1) Cells: Structure and function of cells and how cells reproduce through mitosis and meiosis

2) Ecosystems: How matter flows through the ecosystem, the sun's importance in the cycles, how living and nonliving factors interact

3) Genetics: The structure of DNA, how traits are passed through meiosis to the offspring

4) Evolution: Relationships among organisms

In this capstone course, students apply their knowledge and skills to answer questions or solve problems related to the biomedical sciences. Students design innovative solutions for the health challenges of the 21st century as they work through progressively challenging open-ended problems, addressing topics such as clinical medicine, physiology, biomedical engineering, and public health. They have the opportunity to work on an independent project and may work with a mentor or advisor from a university, hospital, physician’s office, or industry. Throughout the course, students are expected to present their work to an adult audience that may include representatives from the local business and healthcare community.

Anatomy and Physiology introduces students to the structure and function of systems and subsystems of the human body. The anatomy and physiology taught in this course has a medical orientation, particularly in preparation for careers in the health care system. The course covers normal growth and development and provides students with opportunities to perform laboratory investigations.

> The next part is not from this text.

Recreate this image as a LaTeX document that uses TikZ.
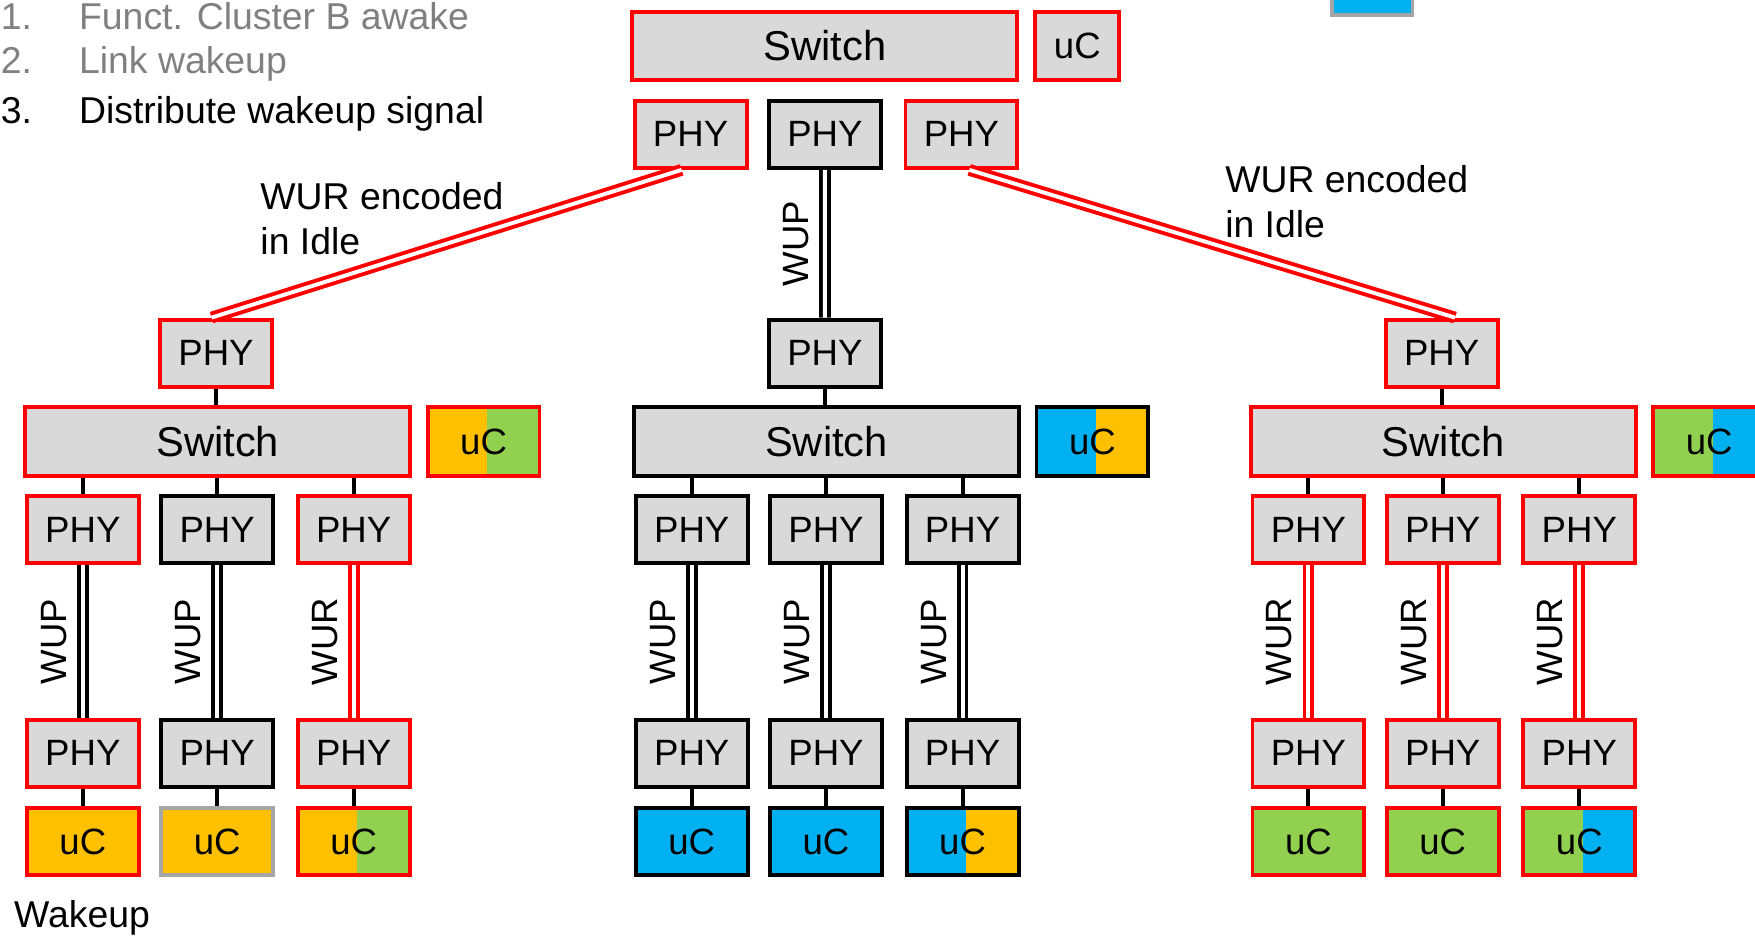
\documentclass[tikz,border=0pt]{standalone}
\usepackage{fontspec}
\setmainfont{Liberation Sans}
\usepackage{xcolor}
\definecolor{boxgray}{RGB}{217,217,217}
\definecolor{textgray}{RGB}{128,128,128}
\definecolor{wakered}{RGB}{255,0,0}
\definecolor{ucorange}{RGB}{255,192,0}
\definecolor{ucgreen}{RGB}{146,208,80}
\definecolor{ucblue}{RGB}{0,176,240}
\definecolor{edgegray}{RGB}{166,166,166}
\usepackage{tikz}
\usetikzlibrary{positioning}
\newcommand{\widthphy}{1.00cm}
\newcommand{\widthswitch}{3.44cm}
\newcommand{\heightbox}{0.60cm}
\tikzset{
    common/.style={draw, rectangle, line width=1pt, inner sep=0pt, minimum height=\heightbox, font=\fontsize{9.3}{11}\selectfont},
    phy/.style={common, fill=boxgray, minimum width=\widthphy},
    switch/.style={common, fill=boxgray, minimum width=\widthswitch, minimum height=0.61cm, font=\fontsize{10.6}{12}\selectfont},
    uc/.style 2 args={common, minimum width=\widthphy, fill=#1,
        path picture={
            \fill[#2] ([xshift=0.03cm]path picture bounding box.north) rectangle (path picture bounding box.south east);
        }
    },
    wire/.style={line width=1pt},
    link/.style={line width=1pt, double=white, double distance=1pt},
    sig/.style={rotate=90, anchor=south, inner sep=3.6pt, font=\fontsize{9.3}{11}\selectfont},
    note/.style={anchor=base west, inner sep=0pt, align=left, font=\fontsize{9.5}{11.4}\selectfont}
}

\begin{document}
\begin{tikzpicture}
    \useasboundingbox (0,0) rectangle (15.68,-8.36);

    % steps
    \foreach \y/\n/\txt/\col [count=\k] in {0.26/1./Funct. Cluster B awake/textgray, 0.66/2./Link wakeup/textgray, 1.10/3./Distribute wakeup signal/black} {
        \node[note, text=\col] (num\k) at (0,-\y) {\n};
        \node[note, text=\col] (step\k) at (0.70,-\y) {\txt};
    }

    % central switch
    \node[switch, draw=wakered] (sw0) at (7.37,-0.41) {Switch};
    \node[common, fill=boxgray, draw=wakered, minimum width=0.75cm, minimum height=0.61cm] (uc0) at (9.625,-0.41) {uC};
    \node[phy, draw=wakered] (p01) at (6.17,-1.20) {PHY};
    \node[phy] (p02) at (7.37,-1.20) {PHY};
    \node[phy, draw=wakered] (p03) at (8.59,-1.20) {PHY};
    \node[common, fill=ucblue, draw=edgegray, minimum width=0.72cm] (key) at (12.26,0.17) {};

    % cluster switches
    \foreach \c/\x/\bc/\fa/\fb in {A/1.94/wakered/ucorange/ucgreen, B/7.38/black/ucblue/ucorange, C/12.89/wakered/ucgreen/ucblue} {
        \node[phy, draw=\bc] (p\c) at (\x-0.01,-3.155) {PHY};
        \node[switch, draw=\bc] (sw\c) at (\x+0.005,-3.945) {Switch};
        \node[uc={\fa}{\fb}, draw=\bc, minimum height=0.61cm, right=0.12cm of sw\c] (uc\c) {uC};
        \draw[wire] (p\c.south) -- (p\c.south |- sw\c.north);
    }

    % end nodes
    \foreach \c/\x/\i/\bc/\lc/\lab/\ec/\fa/\fb in {
        A/0.74/1/wakered/black/WUP/wakered/ucorange/ucorange,
        A/1.94/2/black/black/WUP/edgegray/ucorange/ucorange,
        A/3.16/3/wakered/wakered/WUR/wakered/ucorange/ucgreen,
        B/6.18/1/black/black/WUP/black/ucblue/ucblue,
        B/7.38/2/black/black/WUP/black/ucblue/ucblue,
        B/8.60/3/black/black/WUP/black/ucblue/ucorange,
        C/11.69/1/wakered/wakered/WUR/wakered/ucgreen/ucgreen,
        C/12.89/2/wakered/wakered/WUR/wakered/ucgreen/ucgreen,
        C/14.11/3/wakered/wakered/WUR/wakered/ucgreen/ucblue} {
        \node[phy, draw=\bc] (p\c\i) at (\x,-4.73) {PHY};
        \node[phy, draw=\bc] (q\c\i) at (\x,-6.73) {PHY};
        \node[uc={\fa}{\fb}, draw=\ec] (u\c\i) at (\x,-7.52) {uC};
        \draw[wire] (p\c\i.north) -- (p\c\i.north |- sw\c.south);
        \draw[link, draw=\lc] (p\c\i) -- node[sig, pos=0.5] {\lab} (q\c\i);
        \draw[wire] (q\c\i) -- (u\c\i);
    }

    % uplinks
    \draw[link, draw=wakered] ([xshift=-0.08cm]p01.south) -- ([xshift=-0.04cm]pA.north);
    \draw[link, draw=wakered] ([xshift=0.07cm]p03.south) -- ([xshift=0.12cm]pC.north);
    \draw[link] (p02) -- node[sig, pos=0.5] {WUP} (pB);

    \node[note] (idleA) at (2.32,-2.27) {WUR encoded\\in Idle};
    \node[note] (idleC) at (10.94,-2.12) {WUR encoded\\in Idle};
    \node[note] (wake) at (0.12,-8.29) {Wakeup};
\end{tikzpicture}
\end{document}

Students will engage in study over human body orientation, cells, and the 11 body systems. Students will have the opportunity to watch a live autopsy via the school’s distance learning lab. Careers, current events as well as interactive labs help to enhance learning outside of the textbook and afford the students to the opportunity to apply what they have learned in class.

In the Medical Interventions course, students will investigate the variety of interventions involved in the prevention, diagnosis and treatment of disease as they follow the lives of a fictitious family. A “How-To” manual for maintaining overall health and homeostasis in the body, the course will explore how to prevent and fight infection, how to screen and evaluate the code in our DNA, how to prevent, diagnose and treat cancer, and how to prevail when the organs of the body begin to fail. Through these scenarios, students will be exposed to the wide range of interventions related to Immunology, Surgery, Genetics, Pharmacology, Medical Devices, and Diagnostics. Each family case scenario will introduce multiple types of interventions and will reinforce concepts learned in the previous two courses, as well as present new content. Interventions may range from simple diagnostic tests to treatment of complex diseases and disorders. These interventions will be showcased across the generations of the family and will provide a look at the past, present and future of biomedical science. Lifestyle choices and preventive measures are emphasized throughout the course as well as the important role scientific thinking and engineering design play in the development of interventions of the future.

Students examine the interactions of body systems as they explore identity, communication, power, movement, protection, and homeostasis. Students design experiments, investigate the structures and functions of the human body, and use data acquisition software to monitor body functions such as muscle movement, reflex and voluntary action, and respiration. Exploring science in action, students build organs and tissues on a skeletal manikin, work through interesting real world cases and often play the role of biomedical professionals to solve medical mysteries.